They have qualified for the NRL Grand Final just twice in 22 years and are currently stuck in a post-season wilderness that has stretched into its fifth year but Warriors legend Sione Faumuina believes new coach Stephen Kearney will finally help to realise the club's enormous potential.
An aggressive recruitment drive that netted Issac Luke and Roger Tuivasa-Sheck made the Warriors one of the premiership favourites when season 2016 kicked off in March yet after a customary mid-season resurgence they again spent September on the outside looking in.
Provided it is ratified by the NRL, the signing of Kieran Foran makes the Auckland-based team look even more formidable for 2017 but Faumuina believes the greatest influence will come from Kearney, who stepped down from his role with the New Zealand team in order to link with the Warriors.
In his only previous head coaching role Kearney won just 10 of 42 games in charge at Parramatta but Faumuina believes that Kearney's connection to the club as a foundation player and his experience coaching alongside Craig Bellamy and Wayne Bennett in recent years puts him in position to lift the Warriors out of their current doldrums.

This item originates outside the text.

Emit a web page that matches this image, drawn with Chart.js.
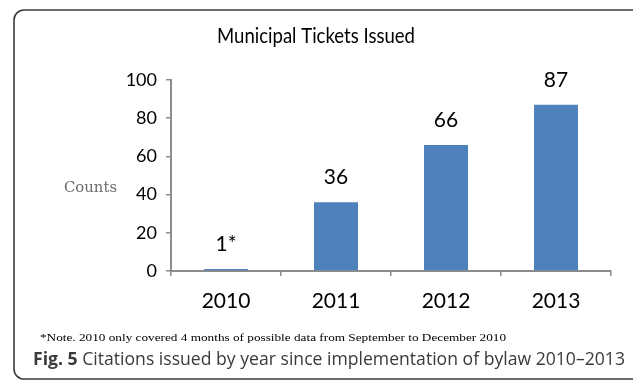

"There is going to be a lot of pressure on Steve going back there but at the same time he could go down as probably the greatest coach the Warriors have ever had," said Faumuina, who played 88 of his 131 career NRL games for the Warriors.
"I believe he has what it takes to turn that club around. I really believe that.
"I know that he's able to call upon his experience from Craig and Wayne and deliver it in a way that these boys will understand."
Faumuina was a 21-year-old in his first season with the Warriors when the club qualified for their first grand final in 2002, going down to the powerhouse Roosters team 30-8 in the decider after finishing the regular season as minor premiers.
Preliminary finalists the following year, the Warriors have qualified for the finals just four times in the past 13 seasons but Faumuina is adamant that any lack of mental toughness is a developmental issue and not a cultural one.
The knock on the Warriors for the past decade has been that they have an inability to grind out a win against the better teams and Faumuina lays the blame on the lack of resilience that is fostered throughout the junior systems.
"They should have won three premierships by now with the amount of talent they've had but it's a tough one because what people have to realise is that yes, there is talent, but the rugby league system that they come through is very different to the rugby league system that the youngsters come through here in Australia," said Faumuina, who coached the Easts Tigers under-16 team in Queensland Rugby League's Cyril Connell Cup competition this year.
"The one biggest difference is their mental toughness and resilience. A lot of the boys that play in New Zealand and have come through the grassroots level, they haven't really had to try that hard; they just run over the top of everyone.
"Whereas here in Australia with the rep system they've got from under-12s, the carnivals, the Cyril Connell, Mal Meninga, SG Ball, Harold Matts, training twice a day five days a week, it builds a lot of character.
"We don't have that in New Zealand for rugby league, playing second fiddle to rugby union.
"To put it down to culture, that's an excuse. If people say that I believe it's an excuse. It's just the difference in the rugby league systems that a lot of these players have come through."